A sample of the questions sprinkled throughout the survey...

a) All of you equipment is out of calibration and none of it is identified as being part of your non-existent calibration system. (YES NO)

b) Your documentation is approved for use by anybody in the company, even those not remotely responsible for said documentation. (YES NO)

c) The quality inspection procedures are available at all points of use and do not detail how inspection is to be carried out at all. (YES NO)

These are just a few examples. After doing a double-take, I burst out in a fit of laughter right there in my office.

I'd hate to be the Manager at a company who just ran down the list circling "yes" to all of the questions, stuffing it back into the envelope and into the mail!

Guess what? I have a feeling that I will be revising OUR questionnaire very, very soon.

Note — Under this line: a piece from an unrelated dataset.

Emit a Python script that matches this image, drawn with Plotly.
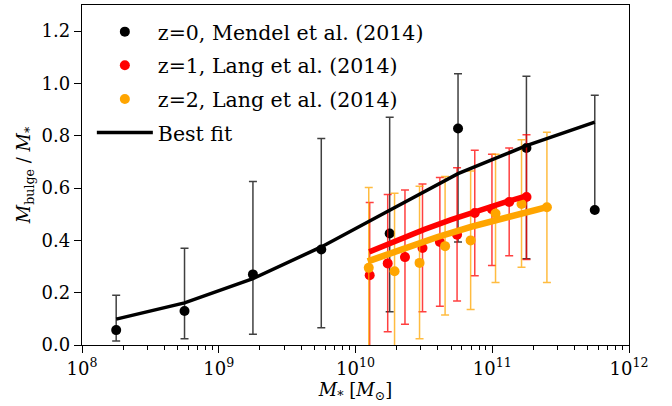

I'm STILL laughing about it. I wrote in the final comments that it was the best questionnaire I have ever received.

ALM

[This message has been edited by ALM (edited 30 July 1999).]
 

Randy

Super Moderator
#10
You all ought to try having your hands tied like we do. Our sole source is the DoD supply system. Even though the quality and pricing of material is touted as world-class, we still get $600 toilet seats that don't fit, $400 rubber hammers and caps that go on kitchen stool legs that cost $250. Oh yea, the caps are round and the legs are square, there are 3 caps to a set and 4 legs on each stool.

We also get consumable materials like oil, glues, sealants and other similar items that are either out of shelf-life on delivery or go out of date tomorrow.